All prosecutors are 'witnesses' of what the witnesses they use tell them. Whether the witness shows up on their own initiative, or if they are developed by invitations or subpoenas to testify to the grand jury. Every witness is interrogated. (Which did not happen in case of this WB and Schiff's staff, actually, by any report I have seen.)

Prosecutors may go so far as to get a cooperative witness to wear a wire and create audio evidence. (Ken Starr pressured Monica Lewinsky to do that, with President Clinton.)

I think you must already know this, so you resort to name calling.

In what respect is Schiff 'a witness' in a way the Inspector General isn't? Do you also suppose the IG must recuse himself from making any report, or doing the preliminary assessment, because they are some kind of 'witness' to the witness?

The prosecutors or those in their functional place are not material witnesses to the alleged crimes. They receive the reports of material witnesses, and even hearsay testimony can be used by grand juries for probable cause to issue warrants.

I have not seen any rw propaganda sites claiming Schiff should recuse because he is a witness. What I've seen are demands he recuse himself because of bias. But that doesn't work either, since prosecutors all come to believe their accused is guilty before they charge them.

Ironically, there is now talk that Sen. Ron Johnson needs to recuse himself from the 'jury' equivalent, because HE is a FACT witness. Not from random anonymous people on social media, but by several legal ethics in government experts quoted by name in Sen. Johnson's home state paper, the Milwaukee Journal Sentinel:

Quote:
Four ethics experts say Johnson — a member of a branch of government that exists, in part, to provide a check on the president — should have also alerted other senators, explored holding an oversight hearing or even told federal investigators.

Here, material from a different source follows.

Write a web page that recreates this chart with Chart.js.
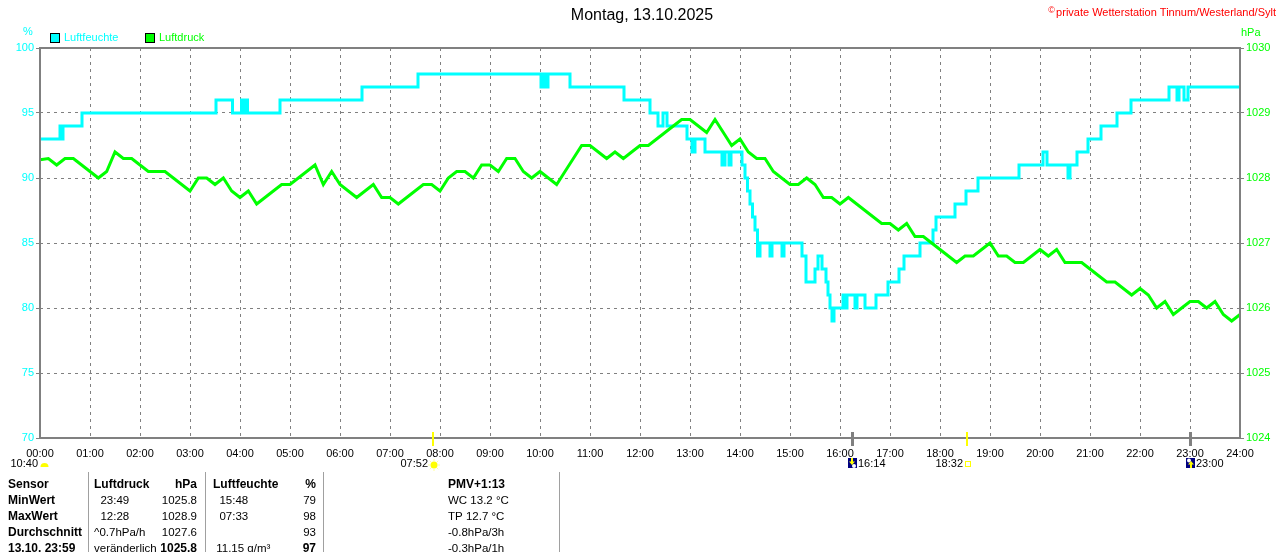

One expert says he didn't see anything improper about Johnson's actions but all five contend Johnson should not have taken Trump at his word when he assured Johnson the allegation was false.

"Yes, clearly this should have been reported to the FBI," University of Wisconsin-Madison political science professor David Canon said. "What did he expect the president to say? 'Ah, you are right, sorry. I shouldn’t have done that.'"

[...]

And his role in the matter may mean he should refrain from voting if Trump's removal from office comes before the Senate, two experts said. Johnson plays a central part in what happened because he asked Trump in August whether the aid and investigation were linked.

“You don't have somebody be a witness in a trial and then serve on the jury,” said Hui Chen, an attorney who has worked on compliance issues for the U.S. Department of Justice, Microsoft and Pfizer.

[...]

"I think it was a deep mistake for Senator Johnson to take the president at his word and not instead pursue other channels, including alerting his colleagues for congressional oversight purposes," said Ryan Goodman, a professor at New York University School of Law who served as special counsel to the U.S. Department of Defense under President Barack Obama.

“I think his missteps here have implicated himself, because he's become a fact witness in the case,” Goodman said of Johnson. “And I think as such the appropriate thing for him to do may be to recuse himself from the Senate trial.”


The point of modern propaganda isn't only to misinform or push an agenda. It is to exhaust your critical thinking, to annihilate truth.

― Garry Kasparov

... the line separating good and evil passes not through states, nor between classes, nor between political parties either -- but right through every human heart -- and through all human hearts.